The other [way] we have to think differently about people is as we are moving into innovation and offering new services. We have to think differently because the skills of people who come in and innovate for services may not be the same as we've had traditionally for product innovation... So we are bringing different types of people who have perhaps different skills, such as data analytics, a mindset for the customer, passion for the customer. And this ability ... to try things and learn, and try again ... and moving very fast. Because you've got to move very fast in the service offer, much faster than the product offer.

IW: If you had one piece of wisdom to share with manufacturers -- about anything -- what would it be?

Change can be scary, but I don't think you get scared by change. You need to embrace the change that is coming.

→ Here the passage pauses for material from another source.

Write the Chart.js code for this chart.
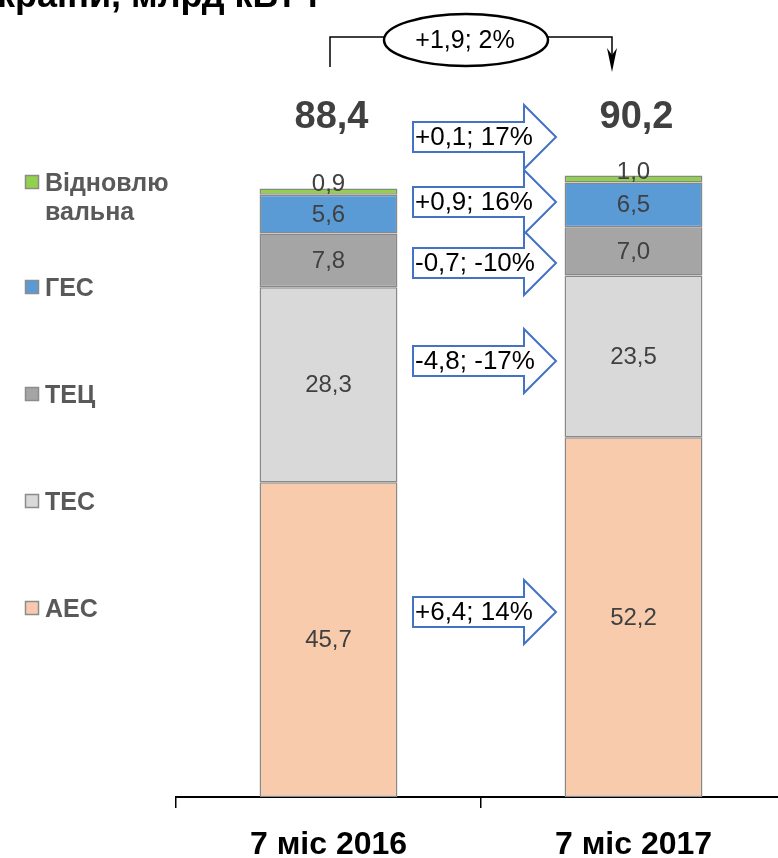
<!DOCTYPE html>
<html><head><meta charset="utf-8">
<script src="https://cdn.jsdelivr.net/npm/chart.js@4.4.0/dist/chart.umd.min.js"></script>
<style>
html,body{margin:0;padding:0;overflow:hidden;background:#fff;width:778px;height:858px}
#wrap{position:absolute;left:0;top:0;width:786px;height:858px}
</style></head>
<body><div id="wrap"><canvas id="c"></canvas></div>
<script>
// ---- data ----
const categories = ['7 міс 2016', '7 міс 2017'];
const seriesNames = ['АЕС', 'ТЕС', 'ТЕЦ', 'ГЕС', 'Відновлювальна'];
const aes = [45.7, 52.2];
const tes = [28.3, 23.5];
const tec = [7.8, 7.0];
const ges = [5.6, 6.5];
const renew = [0.9, 1.0];
const totals = [88.4, 90.2];
const changeLabels = ['+6,4; 14%', '-4,8; -17%', '-0,7; -10%', '+0,9; 16%', '+0,1; 17%'];
const totalChange = '+1,9; 2%';
const titleText = 'країни, млрд кВт·г';
const legendLines = [['АЕС'], ['ТЕС'], ['ТЕЦ'], ['ГЕС'], ['Відновлю', 'вальна']];

// ---- styles / layout ----
const colors = ['#F8CBAD', '#D9D9D9', '#A5A5A5', '#5B9BD5', '#92D050'];
const FONT = "'Liberation Sans', Arial, sans-serif";
const arrowCenters = [612, 361, 263, 202, 137];
const legendBaselines = [617, 510, 403, 296, 191];

const fmt = v => v.toFixed(1).replace('.', ',');

const overlay = {
  id: 'overlay',
  afterDraw(chart) {
    const ctx = chart.ctx;
    ctx.save();
    // segment labels
    ctx.font = '24px ' + FONT;
    ctx.fillStyle = '#404040';
    ctx.textAlign = 'center';
    ctx.textBaseline = 'middle';
    chart.data.datasets.forEach((ds, di) => {
      const meta = chart.getDatasetMeta(di);
      meta.data.forEach((el, i) => {
        let cy = (el.y + el.base) / 2;
        if (Math.abs(el.base - el.y) < 15) cy -= 8;
        ctx.fillText(fmt(ds.data[i]), el.x, cy + 1);
      });
    });
    // totals
    const topMeta = chart.getDatasetMeta(0);
    ctx.font = 'bold 38px ' + FONT;
    topMeta.data.forEach((el, i) => {
      ctx.fillText(fmt(totals[i]), el.x + 3, 118);
    });
    // arrows
    ctx.lineWidth = 2;
    ctx.strokeStyle = '#4472C4';
    changeLabels.forEach((t, k) => {
      const cy = arrowCenters[k];
      const x0 = 413, xb = 524, xt = 556, bh = 15, hh = 32;
      ctx.beginPath();
      ctx.moveTo(x0, cy - bh);
      ctx.lineTo(xb, cy - bh);
      ctx.lineTo(xb, cy - hh);
      ctx.lineTo(xt, cy);
      ctx.lineTo(xb, cy + hh);
      ctx.lineTo(xb, cy + bh);
      ctx.lineTo(x0, cy + bh);
      ctx.closePath();
      ctx.fillStyle = '#fff';
      ctx.fill();
      ctx.stroke();
      ctx.fillStyle = '#000';
      ctx.font = '26px ' + FONT;
      ctx.textAlign = 'left';
      ctx.fillText(t, 415, cy + 1);
    });
    // top connector
    ctx.strokeStyle = '#000';
    ctx.lineWidth = 1.5;
    ctx.beginPath();
    ctx.moveTo(330, 67); ctx.lineTo(330, 37); ctx.lineTo(384, 37);
    ctx.moveTo(548, 37); ctx.lineTo(612, 37); ctx.lineTo(612, 62);
    ctx.stroke();
    ctx.fillStyle = '#000';
    ctx.beginPath();
    ctx.moveTo(612, 72); ctx.lineTo(607, 48); ctx.lineTo(612, 55); ctx.lineTo(617, 48);
    ctx.closePath(); ctx.fill();
    ctx.lineWidth = 2.5;
    ctx.beginPath();
    ctx.ellipse(466, 40, 82, 26, 0, 0, Math.PI * 2);
    ctx.fillStyle = '#fff'; ctx.fill(); ctx.stroke();
    ctx.fillStyle = '#000';
    ctx.font = '25px ' + FONT;
    ctx.textAlign = 'center';
    ctx.fillText(totalChange, 465, 41);
    // legend
    ctx.textAlign = 'left';
    ctx.textBaseline = 'alphabetic';
    ctx.font = 'bold 25px ' + FONT;
    chart.data.datasets.forEach((ds, di) => {
      const b = legendBaselines[di];
      ctx.fillStyle = ds.backgroundColor;
      ctx.fillRect(25, b - 16, 14, 14);
      ctx.strokeStyle = '#8C8C8C';
      ctx.lineWidth = 1.5;
      ctx.strokeRect(25.5, b - 15.5, 13, 13);
      ctx.fillStyle = '#595959';
      legendLines[di].forEach((ln, li) => ctx.fillText(ln, 45, b + li * 29));
    });
    // title (cut off at top)
    ctx.fillStyle = '#000';
    ctx.font = 'bold 36px ' + FONT;
    ctx.fillText(titleText, -3, 7);
    ctx.restore();
  }
};

const seriesValues = [aes, tes, tec, ges, renew];
new Chart(document.getElementById('c'), {
  type: 'bar',
  data: {
    labels: categories,
    datasets: seriesNames.map((n, i) => ({
      label: n,
      data: seriesValues[i],
      backgroundColor: colors[i],
      borderColor: '#888888',
      borderWidth: 1.5,
      borderSkipped: false,
      categoryPercentage: 1,
      barPercentage: 0.452
    }))
  },
  options: {
    responsive: true,
    maintainAspectRatio: false,
    animation: false,
    devicePixelRatio: 1,
    layout: { padding: { left: 176, top: 108, right: 0, bottom: 0 } },
    plugins: { legend: { display: false }, tooltip: { enabled: false } },
    scales: {
      x: {
        stacked: true,
        afterFit: s => { s.height = 61; },
        grid: { display: true, drawOnChartArea: false, drawTicks: true, tickLength: 11, color: '#000', lineWidth: 1.5, offset: true },
        border: { display: true, color: '#000', width: 2 },
        ticks: { color: '#000', font: { family: FONT, size: 32, weight: 'bold' }, padding: 18 }
      },
      y: { stacked: true, display: false, min: 0, max: 100 }
    }
  },
  plugins: [overlay]
});
</script>
</body></html>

You embrace the change and then as a leader, and significantly if we are talking about manufacturing, you need to figure out how are you going to react to that. What needs to change in your area, your industry, your company, your market? And then I think you need to go big and go bold.

Go big and go bold is key for me because the small changes are going to happen incrementally by themselves. But if you want to lead the change, you've got to go big and go bold.